- **TASK BRIEF**
Examine the entries below, count the lines holding the string "this", and respond with the number only.

:::

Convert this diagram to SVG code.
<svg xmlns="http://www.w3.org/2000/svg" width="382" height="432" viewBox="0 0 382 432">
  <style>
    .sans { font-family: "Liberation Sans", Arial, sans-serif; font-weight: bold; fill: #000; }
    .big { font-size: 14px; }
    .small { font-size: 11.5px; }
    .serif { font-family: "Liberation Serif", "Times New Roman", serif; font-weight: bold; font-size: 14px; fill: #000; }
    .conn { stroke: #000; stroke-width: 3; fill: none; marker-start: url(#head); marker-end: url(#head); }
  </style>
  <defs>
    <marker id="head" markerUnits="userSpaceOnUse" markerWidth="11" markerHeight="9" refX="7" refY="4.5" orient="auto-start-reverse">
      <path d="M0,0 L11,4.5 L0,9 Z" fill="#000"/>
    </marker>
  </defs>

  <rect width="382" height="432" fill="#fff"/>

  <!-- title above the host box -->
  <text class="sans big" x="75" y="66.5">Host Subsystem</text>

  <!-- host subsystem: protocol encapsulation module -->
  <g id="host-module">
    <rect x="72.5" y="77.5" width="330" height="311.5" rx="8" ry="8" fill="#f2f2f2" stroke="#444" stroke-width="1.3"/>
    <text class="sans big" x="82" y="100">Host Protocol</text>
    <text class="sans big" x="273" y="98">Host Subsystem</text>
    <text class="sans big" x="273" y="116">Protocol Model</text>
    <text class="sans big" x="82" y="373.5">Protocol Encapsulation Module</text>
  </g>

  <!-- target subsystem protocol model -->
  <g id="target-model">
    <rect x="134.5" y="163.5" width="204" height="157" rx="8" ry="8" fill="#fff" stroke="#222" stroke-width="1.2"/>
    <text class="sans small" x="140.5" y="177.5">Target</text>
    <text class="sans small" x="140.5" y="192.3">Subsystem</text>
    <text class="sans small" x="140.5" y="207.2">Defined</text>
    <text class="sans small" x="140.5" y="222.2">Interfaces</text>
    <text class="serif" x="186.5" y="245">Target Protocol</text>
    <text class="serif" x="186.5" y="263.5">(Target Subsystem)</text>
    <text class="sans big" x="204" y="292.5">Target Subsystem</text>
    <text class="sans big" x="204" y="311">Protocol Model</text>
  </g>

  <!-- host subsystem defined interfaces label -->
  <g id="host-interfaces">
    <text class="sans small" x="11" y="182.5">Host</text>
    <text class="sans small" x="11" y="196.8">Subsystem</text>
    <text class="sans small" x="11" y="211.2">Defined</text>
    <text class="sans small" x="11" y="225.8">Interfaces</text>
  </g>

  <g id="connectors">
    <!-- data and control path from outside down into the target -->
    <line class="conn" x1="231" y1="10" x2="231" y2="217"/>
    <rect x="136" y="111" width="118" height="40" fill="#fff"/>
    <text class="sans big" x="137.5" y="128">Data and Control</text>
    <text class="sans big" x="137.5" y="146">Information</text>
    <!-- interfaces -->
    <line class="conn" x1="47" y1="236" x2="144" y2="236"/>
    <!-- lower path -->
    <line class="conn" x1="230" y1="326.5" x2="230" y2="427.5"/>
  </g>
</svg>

:::

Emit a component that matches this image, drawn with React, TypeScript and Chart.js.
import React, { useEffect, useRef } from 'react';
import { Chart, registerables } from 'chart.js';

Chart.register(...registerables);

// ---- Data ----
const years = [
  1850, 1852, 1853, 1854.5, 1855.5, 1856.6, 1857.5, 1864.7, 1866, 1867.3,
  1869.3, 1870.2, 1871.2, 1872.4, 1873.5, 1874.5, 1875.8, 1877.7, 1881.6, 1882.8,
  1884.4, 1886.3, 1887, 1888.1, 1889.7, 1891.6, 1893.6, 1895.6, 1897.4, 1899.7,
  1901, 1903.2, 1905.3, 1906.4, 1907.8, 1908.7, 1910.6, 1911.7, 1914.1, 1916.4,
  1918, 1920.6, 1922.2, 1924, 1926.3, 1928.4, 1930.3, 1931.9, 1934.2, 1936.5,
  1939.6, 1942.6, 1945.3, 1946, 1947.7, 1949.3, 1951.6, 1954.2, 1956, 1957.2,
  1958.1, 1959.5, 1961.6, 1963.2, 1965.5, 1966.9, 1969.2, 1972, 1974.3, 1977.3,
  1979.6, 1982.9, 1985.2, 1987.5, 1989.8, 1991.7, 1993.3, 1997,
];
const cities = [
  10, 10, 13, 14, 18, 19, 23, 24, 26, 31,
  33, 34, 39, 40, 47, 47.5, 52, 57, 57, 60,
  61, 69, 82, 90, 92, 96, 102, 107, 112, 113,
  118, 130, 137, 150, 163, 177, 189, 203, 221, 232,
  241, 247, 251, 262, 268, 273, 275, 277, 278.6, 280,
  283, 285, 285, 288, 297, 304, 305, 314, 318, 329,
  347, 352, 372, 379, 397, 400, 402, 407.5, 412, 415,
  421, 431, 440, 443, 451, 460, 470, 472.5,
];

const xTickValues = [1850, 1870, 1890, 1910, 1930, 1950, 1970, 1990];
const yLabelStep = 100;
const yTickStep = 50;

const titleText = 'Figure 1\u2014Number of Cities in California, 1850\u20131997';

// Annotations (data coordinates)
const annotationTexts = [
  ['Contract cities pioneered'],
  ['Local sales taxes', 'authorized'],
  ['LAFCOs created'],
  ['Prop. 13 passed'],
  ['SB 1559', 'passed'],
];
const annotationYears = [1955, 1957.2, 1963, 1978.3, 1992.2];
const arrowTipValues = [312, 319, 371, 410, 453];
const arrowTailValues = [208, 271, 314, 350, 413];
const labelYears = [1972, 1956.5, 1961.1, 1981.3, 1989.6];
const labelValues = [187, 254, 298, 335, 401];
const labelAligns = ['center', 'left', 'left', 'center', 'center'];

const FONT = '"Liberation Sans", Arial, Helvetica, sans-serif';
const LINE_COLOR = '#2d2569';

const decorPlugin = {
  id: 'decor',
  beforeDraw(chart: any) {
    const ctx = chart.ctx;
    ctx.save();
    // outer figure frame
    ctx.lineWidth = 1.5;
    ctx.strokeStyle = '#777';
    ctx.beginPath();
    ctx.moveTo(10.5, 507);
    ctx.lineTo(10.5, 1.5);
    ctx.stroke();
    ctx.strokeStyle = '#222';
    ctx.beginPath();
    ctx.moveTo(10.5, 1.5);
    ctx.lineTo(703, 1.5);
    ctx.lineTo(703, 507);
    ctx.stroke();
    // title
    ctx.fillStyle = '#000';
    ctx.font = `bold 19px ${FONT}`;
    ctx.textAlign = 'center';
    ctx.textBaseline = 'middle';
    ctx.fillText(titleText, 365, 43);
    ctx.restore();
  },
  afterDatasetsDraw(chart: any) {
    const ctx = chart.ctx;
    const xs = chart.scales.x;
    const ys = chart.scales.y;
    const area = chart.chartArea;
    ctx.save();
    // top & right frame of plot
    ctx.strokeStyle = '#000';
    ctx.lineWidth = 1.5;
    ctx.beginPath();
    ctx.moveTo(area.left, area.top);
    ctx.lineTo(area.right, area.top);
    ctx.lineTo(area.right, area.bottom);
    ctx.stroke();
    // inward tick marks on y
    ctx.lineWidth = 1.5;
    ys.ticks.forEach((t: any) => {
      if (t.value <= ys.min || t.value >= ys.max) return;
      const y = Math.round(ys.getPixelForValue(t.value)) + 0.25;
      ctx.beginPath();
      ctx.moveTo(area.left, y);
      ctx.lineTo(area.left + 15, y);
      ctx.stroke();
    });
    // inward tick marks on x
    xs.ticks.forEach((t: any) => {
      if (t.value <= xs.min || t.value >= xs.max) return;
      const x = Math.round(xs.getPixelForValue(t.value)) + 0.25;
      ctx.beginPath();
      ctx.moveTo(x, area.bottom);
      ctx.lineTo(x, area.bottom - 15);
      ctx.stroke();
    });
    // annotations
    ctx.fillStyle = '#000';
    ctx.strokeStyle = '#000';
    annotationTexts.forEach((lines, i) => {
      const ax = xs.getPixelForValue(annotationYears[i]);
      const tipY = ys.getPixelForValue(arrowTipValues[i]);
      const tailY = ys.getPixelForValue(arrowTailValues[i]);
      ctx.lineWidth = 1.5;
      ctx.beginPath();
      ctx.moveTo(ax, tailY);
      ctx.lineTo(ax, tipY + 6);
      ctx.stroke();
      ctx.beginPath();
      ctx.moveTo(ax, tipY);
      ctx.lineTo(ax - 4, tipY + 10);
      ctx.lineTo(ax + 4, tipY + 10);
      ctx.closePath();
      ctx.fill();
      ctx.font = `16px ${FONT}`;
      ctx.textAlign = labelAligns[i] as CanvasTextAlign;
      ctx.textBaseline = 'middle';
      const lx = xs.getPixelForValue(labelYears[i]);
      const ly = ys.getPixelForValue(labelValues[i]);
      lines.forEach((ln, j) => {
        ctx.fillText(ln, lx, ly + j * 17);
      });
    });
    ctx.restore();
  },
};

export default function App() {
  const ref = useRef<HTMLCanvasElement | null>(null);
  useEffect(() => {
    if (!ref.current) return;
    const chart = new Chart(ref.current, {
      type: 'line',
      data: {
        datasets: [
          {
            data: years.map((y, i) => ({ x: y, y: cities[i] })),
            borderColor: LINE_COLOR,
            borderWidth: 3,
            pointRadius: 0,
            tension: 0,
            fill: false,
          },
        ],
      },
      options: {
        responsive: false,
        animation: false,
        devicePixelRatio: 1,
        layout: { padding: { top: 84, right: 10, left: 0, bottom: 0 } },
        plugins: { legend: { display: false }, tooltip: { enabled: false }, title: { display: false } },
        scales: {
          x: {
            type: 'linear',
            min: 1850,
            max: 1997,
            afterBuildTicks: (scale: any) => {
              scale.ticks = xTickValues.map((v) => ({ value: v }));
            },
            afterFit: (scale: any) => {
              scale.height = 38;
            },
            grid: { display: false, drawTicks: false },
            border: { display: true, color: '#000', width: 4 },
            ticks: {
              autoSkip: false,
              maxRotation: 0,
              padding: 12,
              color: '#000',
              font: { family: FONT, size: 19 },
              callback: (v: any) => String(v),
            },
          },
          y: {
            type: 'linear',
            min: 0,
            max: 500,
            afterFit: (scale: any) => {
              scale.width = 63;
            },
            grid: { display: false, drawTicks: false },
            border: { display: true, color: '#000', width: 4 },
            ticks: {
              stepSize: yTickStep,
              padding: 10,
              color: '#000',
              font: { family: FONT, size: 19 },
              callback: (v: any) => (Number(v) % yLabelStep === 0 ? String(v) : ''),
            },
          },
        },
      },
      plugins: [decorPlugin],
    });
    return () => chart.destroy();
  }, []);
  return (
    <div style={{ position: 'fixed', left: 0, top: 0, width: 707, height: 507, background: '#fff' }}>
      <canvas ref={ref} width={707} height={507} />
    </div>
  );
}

:::

- **TASK RESULT**
2